Add “bracket creep” to the list of tax challenges specific to pass through businesses.  According to the Congressional Budget Office, individual tax collections are expected to rise sharply over the next decade, in part due to wages rising faster than inflation.  As the TaxVox Blog noted:

The expected rise in individual income taxes is largely due to a phenomenon known as real bracket creep. Income tax rates are mostly indexed for inflation so nominal increases in income don’t boost effective rates. But when incomes rise faster than the rate of inflation, as CBO projects in a growing economy, that income is pushed into higher tax brackets. As a result, CBO figures individual income taxes will rise by 0.6 percent of Gross Domestic Product by 2025.

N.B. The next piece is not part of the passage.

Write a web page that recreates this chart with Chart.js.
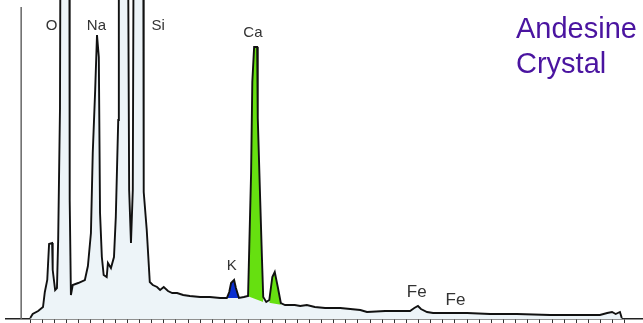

An increase of 0.6 percent of GDP doesn’t sound like much, but it works out to more than $150 billion in additional annual tax collections by the end of the decade.

Missing from the CBO report is any commentary on the impact bracket creep has on Main Street businesses.  While the vast majority of C corporation income is already taxed at the top corporate rate of 35 percent and is therefore immune to bracket creep if it occurs at all — does business income rise faster than inflation? – a sizable amount of pass through income is taxed at rates below the top 39.6 percent top rate.  Combined with the fact that pass through income is added on top of wage and salary income and it means that many S corporation shareholders will have their business income subject to higher effective tax rates over time.

So “bracket creep” joins the Alternative Minimum Tax, foreign tax credit treatment, and other tax policies and interactions that present particular challenges to the pass through business community.